What Studio 54 did best, and where this doc stays on target, was sell its mirror ball reflection to a world beyond its blacked out front door. It mixed ubiquitous uptown swells like Halston, Truman Capote, Liza Minnelli and Bianca Jagger with gritty downtowners like Debbie Harry, Robert Mapplethorpe and Patti Smith. And if you lived in the provinces, you could keep up with the action in Andy Warhol’s Interview, the unofficial bible of the club, thanks to fawning copy from the likes of Glenn O’Brien and up close and personal photos by Patrick McMullan, Camilla McGrath and other snappers.

In addition to Schrager and Rubell, the fashion designer Norma Kamali, journalists Anthony Haden-Guest and Bob Colacello, Chic’s Nile Rodgers, doorman Marc Beneke and other club regulars, business associates and staff, all give good talking head. Their voices provide a vivid sense of why Studio 54 felt special and the headiness of being allowed into this epicenter of fun. A palpable sense of the kicks to be had is provided by a wonderful rostrum camera shot of the hallway leading to the main dance floor.

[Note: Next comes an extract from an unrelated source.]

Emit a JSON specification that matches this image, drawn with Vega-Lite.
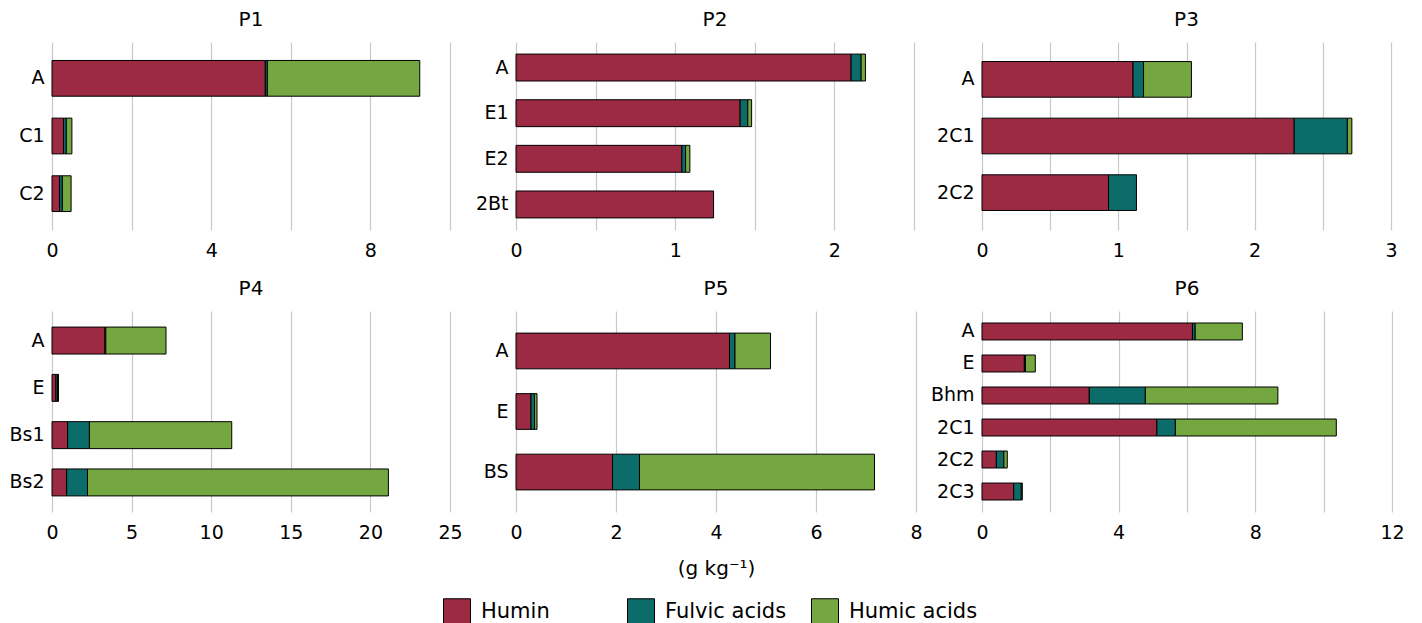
{
  "$schema": "https://vega.github.io/schema/vega-lite/v6.json",
  "padding": {"left": 8, "top": 10, "right": 10, "bottom": 0},
  "data": {"values": [
    {"profile": "P1", "horizon": "A", "fraction": "Humin", "value": 5.36},
    {"profile": "P1", "horizon": "A", "fraction": "Fulvic acids", "value": 0.05},
    {"profile": "P1", "horizon": "A", "fraction": "Humic acids", "value": 3.83},
    {"profile": "P1", "horizon": "C1", "fraction": "Humin", "value": 0.29},
    {"profile": "P1", "horizon": "C1", "fraction": "Fulvic acids", "value": 0.07},
    {"profile": "P1", "horizon": "C1", "fraction": "Humic acids", "value": 0.14},
    {"profile": "P1", "horizon": "C2", "fraction": "Humin", "value": 0.19},
    {"profile": "P1", "horizon": "C2", "fraction": "Fulvic acids", "value": 0.07},
    {"profile": "P1", "horizon": "C2", "fraction": "Humic acids", "value": 0.22},
    {"profile": "P2", "horizon": "A", "fraction": "Humin", "value": 2.105},
    {"profile": "P2", "horizon": "A", "fraction": "Fulvic acids", "value": 0.063},
    {"profile": "P2", "horizon": "A", "fraction": "Humic acids", "value": 0.027},
    {"profile": "P2", "horizon": "E1", "fraction": "Humin", "value": 1.408},
    {"profile": "P2", "horizon": "E1", "fraction": "Fulvic acids", "value": 0.048},
    {"profile": "P2", "horizon": "E1", "fraction": "Humic acids", "value": 0.024},
    {"profile": "P2", "horizon": "E2", "fraction": "Humin", "value": 1.042},
    {"profile": "P2", "horizon": "E2", "fraction": "Fulvic acids", "value": 0.023},
    {"profile": "P2", "horizon": "E2", "fraction": "Humic acids", "value": 0.027},
    {"profile": "P2", "horizon": "2Bt", "fraction": "Humin", "value": 1.241},
    {"profile": "P3", "horizon": "A", "fraction": "Humin", "value": 1.108},
    {"profile": "P3", "horizon": "A", "fraction": "Fulvic acids", "value": 0.077},
    {"profile": "P3", "horizon": "A", "fraction": "Humic acids", "value": 0.351},
    {"profile": "P3", "horizon": "2C1", "fraction": "Humin", "value": 2.29},
    {"profile": "P3", "horizon": "2C1", "fraction": "Fulvic acids", "value": 0.39},
    {"profile": "P3", "horizon": "2C1", "fraction": "Humic acids", "value": 0.033},
    {"profile": "P3", "horizon": "2C2", "fraction": "Humin", "value": 0.928},
    {"profile": "P3", "horizon": "2C2", "fraction": "Fulvic acids", "value": 0.205},
    {"profile": "P4", "horizon": "A", "fraction": "Humin", "value": 3.33},
    {"profile": "P4", "horizon": "A", "fraction": "Fulvic acids", "value": 0.05},
    {"profile": "P4", "horizon": "A", "fraction": "Humic acids", "value": 3.78},
    {"profile": "P4", "horizon": "E", "fraction": "Humin", "value": 0.25},
    {"profile": "P4", "horizon": "E", "fraction": "Fulvic acids", "value": 0.1},
    {"profile": "P4", "horizon": "E", "fraction": "Humic acids", "value": 0.06},
    {"profile": "P4", "horizon": "Bs1", "fraction": "Humin", "value": 0.98},
    {"profile": "P4", "horizon": "Bs1", "fraction": "Fulvic acids", "value": 1.37},
    {"profile": "P4", "horizon": "Bs1", "fraction": "Humic acids", "value": 8.94},
    {"profile": "P4", "horizon": "Bs2", "fraction": "Humin", "value": 0.92},
    {"profile": "P4", "horizon": "Bs2", "fraction": "Fulvic acids", "value": 1.31},
    {"profile": "P4", "horizon": "Bs2", "fraction": "Humic acids", "value": 18.9},
    {"profile": "P5", "horizon": "A", "fraction": "Humin", "value": 4.27},
    {"profile": "P5", "horizon": "A", "fraction": "Fulvic acids", "value": 0.11},
    {"profile": "P5", "horizon": "A", "fraction": "Humic acids", "value": 0.71},
    {"profile": "P5", "horizon": "E", "fraction": "Humin", "value": 0.3},
    {"profile": "P5", "horizon": "E", "fraction": "Fulvic acids", "value": 0.07},
    {"profile": "P5", "horizon": "E", "fraction": "Humic acids", "value": 0.05},
    {"profile": "P5", "horizon": "BS", "fraction": "Humin", "value": 1.93},
    {"profile": "P5", "horizon": "BS", "fraction": "Fulvic acids", "value": 0.54},
    {"profile": "P5", "horizon": "BS", "fraction": "Humic acids", "value": 4.7},
    {"profile": "P6", "horizon": "A", "fraction": "Humin", "value": 6.16},
    {"profile": "P6", "horizon": "A", "fraction": "Fulvic acids", "value": 0.08},
    {"profile": "P6", "horizon": "A", "fraction": "Humic acids", "value": 1.38},
    {"profile": "P6", "horizon": "E", "fraction": "Humin", "value": 1.24},
    {"profile": "P6", "horizon": "E", "fraction": "Fulvic acids", "value": 0.03},
    {"profile": "P6", "horizon": "E", "fraction": "Humic acids", "value": 0.29},
    {"profile": "P6", "horizon": "Bhm", "fraction": "Humin", "value": 3.14},
    {"profile": "P6", "horizon": "Bhm", "fraction": "Fulvic acids", "value": 1.64},
    {"profile": "P6", "horizon": "Bhm", "fraction": "Humic acids", "value": 3.88},
    {"profile": "P6", "horizon": "2C1", "fraction": "Humin", "value": 5.12},
    {"profile": "P6", "horizon": "2C1", "fraction": "Fulvic acids", "value": 0.54},
    {"profile": "P6", "horizon": "2C1", "fraction": "Humic acids", "value": 4.71},
    {"profile": "P6", "horizon": "2C2", "fraction": "Humin", "value": 0.42},
    {"profile": "P6", "horizon": "2C2", "fraction": "Fulvic acids", "value": 0.22},
    {"profile": "P6", "horizon": "2C2", "fraction": "Humic acids", "value": 0.1},
    {"profile": "P6", "horizon": "2C3", "fraction": "Humin", "value": 0.93},
    {"profile": "P6", "horizon": "2C3", "fraction": "Fulvic acids", "value": 0.22},
    {"profile": "P6", "horizon": "2C3", "fraction": "Humic acids", "value": 0.03}
  ]},
  "columns": 3,
  "bounds": "flush",
  "spacing": {"row": 81, "column": 66},
  "resolve": {"scale": {"x": "independent", "y": "independent"}},
  "concat": [
    {
      "title": "P1", "width": 398, "height": 188,
      "transform": [{"filter": "datum.profile == 'P1'"}, {"calculate": "indexof(['Humin','Fulvic acids','Humic acids'], datum.fraction)", "as": "stackorder"}],
      "mark": {"type": "bar", "stroke": "black", "strokeWidth": 1},
      "encoding": {
        "y": {"field": "horizon", "type": "nominal", "sort": null, "scale": {"paddingInner": 0.38, "paddingOuter": 0.32}, "axis": {"title": null}},
        "x": {"field": "value", "type": "quantitative", "stack": "zero", "scale": {"domain": [0, 10], "nice": false}, "axis": {"title": null, "values": [0, 2, 4, 6, 8, 10], "format": "~g", "labelExpr": "datum.value % 4 == 0 ? datum.label : ''"}},
        "order": {"field": "stackorder", "type": "quantitative"},
        "color": {"field": "fraction", "type": "nominal", "sort": ["Humin", "Fulvic acids", "Humic acids"], "scale": {"domain": ["Humin", "Fulvic acids", "Humic acids"], "range": ["#9c2a43", "#0c6c69", "#75a740"]}, "legend": {"title": null}}
      }
    },
    {
      "title": "P2", "width": 398, "height": 188,
      "transform": [{"filter": "datum.profile == 'P2'"}, {"calculate": "indexof(['Humin','Fulvic acids','Humic acids'], datum.fraction)", "as": "stackorder"}],
      "mark": {"type": "bar", "stroke": "black", "strokeWidth": 1},
      "encoding": {
        "y": {"field": "horizon", "type": "nominal", "sort": null, "scale": {"paddingInner": 0.41, "paddingOuter": 0.265}, "axis": {"title": null}},
        "x": {"field": "value", "type": "quantitative", "stack": "zero", "scale": {"domain": [0, 2.5], "nice": false}, "axis": {"title": null, "values": [0, 0.5, 1, 1.5, 2, 2.5], "format": "~g", "labelExpr": "datum.value % 1 == 0 ? datum.label : ''"}},
        "order": {"field": "stackorder", "type": "quantitative"},
        "color": {"field": "fraction", "type": "nominal", "sort": ["Humin", "Fulvic acids", "Humic acids"], "legend": {"title": null}}
      }
    },
    {
      "title": "P3", "width": 409, "height": 188,
      "transform": [{"filter": "datum.profile == 'P3'"}, {"calculate": "indexof(['Humin','Fulvic acids','Humic acids'], datum.fraction)", "as": "stackorder"}],
      "mark": {"type": "bar", "stroke": "black", "strokeWidth": 1},
      "encoding": {
        "y": {"field": "horizon", "type": "nominal", "sort": null, "scale": {"paddingInner": 0.37, "paddingOuter": 0.345}, "axis": {"title": null}},
        "x": {"field": "value", "type": "quantitative", "stack": "zero", "scale": {"domain": [0, 3], "nice": false}, "axis": {"title": null, "values": [0, 0.5, 1, 1.5, 2, 2.5, 3], "format": "~g", "labelExpr": "datum.value % 1 == 0 ? datum.label : ''"}},
        "order": {"field": "stackorder", "type": "quantitative"},
        "color": {"field": "fraction", "type": "nominal", "sort": ["Humin", "Fulvic acids", "Humic acids"], "legend": {"title": null}}
      }
    },
    {
      "title": "P4", "width": 398, "height": 201,
      "transform": [{"filter": "datum.profile == 'P4'"}, {"calculate": "indexof(['Humin','Fulvic acids','Humic acids'], datum.fraction)", "as": "stackorder"}],
      "mark": {"type": "bar", "stroke": "black", "strokeWidth": 1},
      "encoding": {
        "y": {"field": "horizon", "type": "nominal", "sort": null, "scale": {"paddingInner": 0.43, "paddingOuter": 0.34}, "axis": {"title": null}},
        "x": {"field": "value", "type": "quantitative", "stack": "zero", "scale": {"domain": [0, 25], "nice": false}, "axis": {"title": null, "values": [0, 5, 10, 15, 20, 25], "format": "~g"}},
        "order": {"field": "stackorder", "type": "quantitative"},
        "color": {"field": "fraction", "type": "nominal", "sort": ["Humin", "Fulvic acids", "Humic acids"], "legend": {"title": null}}
      }
    },
    {
      "title": "P5", "width": 400, "height": 201,
      "transform": [{"filter": "datum.profile == 'P5'"}, {"calculate": "indexof(['Humin','Fulvic acids','Humic acids'], datum.fraction)", "as": "stackorder"}],
      "mark": {"type": "bar", "stroke": "black", "strokeWidth": 1},
      "encoding": {
        "y": {"field": "horizon", "type": "nominal", "sort": null, "scale": {"paddingInner": 0.41, "paddingOuter": 0.365}, "axis": {"title": null}},
        "x": {"field": "value", "type": "quantitative", "stack": "zero", "scale": {"domain": [0, 8], "nice": false}, "axis": {"title": "(g kg⁻¹)", "titlePadding": 16, "values": [0, 2, 4, 6, 8], "format": "~g"}},
        "order": {"field": "stackorder", "type": "quantitative"},
        "color": {"field": "fraction", "type": "nominal", "sort": ["Humin", "Fulvic acids", "Humic acids"], "legend": {"title": null}}
      }
    },
    {
      "title": "P6", "width": 410, "height": 201,
      "transform": [{"filter": "datum.profile == 'P6'"}, {"calculate": "indexof(['Humin','Fulvic acids','Humic acids'], datum.fraction)", "as": "stackorder"}],
      "mark": {"type": "bar", "stroke": "black", "strokeWidth": 1},
      "encoding": {
        "y": {"field": "horizon", "type": "nominal", "sort": null, "scale": {"paddingInner": 0.47, "paddingOuter": 0.375}, "axis": {"title": null}},
        "x": {"field": "value", "type": "quantitative", "stack": "zero", "scale": {"domain": [0, 12], "nice": false}, "axis": {"title": null, "values": [0, 2, 4, 6, 8, 10, 12], "format": "~g", "labelExpr": "datum.value % 4 == 0 ? datum.label : ''"}},
        "order": {"field": "stackorder", "type": "quantitative"},
        "color": {"field": "fraction", "type": "nominal", "sort": ["Humin", "Fulvic acids", "Humic acids"], "legend": {"title": null}}
      }
    }
  ],
  "config": {
    "font": "DejaVu Sans",
    "view": {"stroke": null},
    "title": {"fontSize": 20, "fontWeight": "normal", "offset": 12, "color": "black"},
    "axis": {"labelFontSize": 19, "labelColor": "black", "titleFontSize": 20, "titleFontWeight": "normal", "titleColor": "black", "domain": false, "ticks": false},
    "axisX": {"grid": true, "gridColor": "#c8c8c8", "gridWidth": 1.2, "labelPadding": 11, "titlePadding": 10, "labelFlush": false},
    "axisY": {"grid": false, "labelPadding": 8},
    "legend": {"orient": "none", "legendX": 391, "legendY": 556, "direction": "horizontal", "symbolType": "square", "symbolSize": 729, "symbolStrokeColor": "black", "symbolStrokeWidth": 1, "symbolOpacity": 1, "labelFontSize": 21, "labelColor": "black", "labelOffset": 10, "gridAlign": "all", "columnPadding": 15}
  }
}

The soundtrack slowly fades up from a looming beat into a full blast of aural overload and for a few moments, you feel as if you are there in the club ready for the mysteries of the universe to be revealed…or at least, a fantastic Giorgio Moroder mix.

Produced and Directed by Matt Tyrnauer
Key Interviews with Ian Schrager, Norma Kamali, Stephen Gaines, Bob Colacello and others.

Studio 54 is in cinemas from Friday June 15th.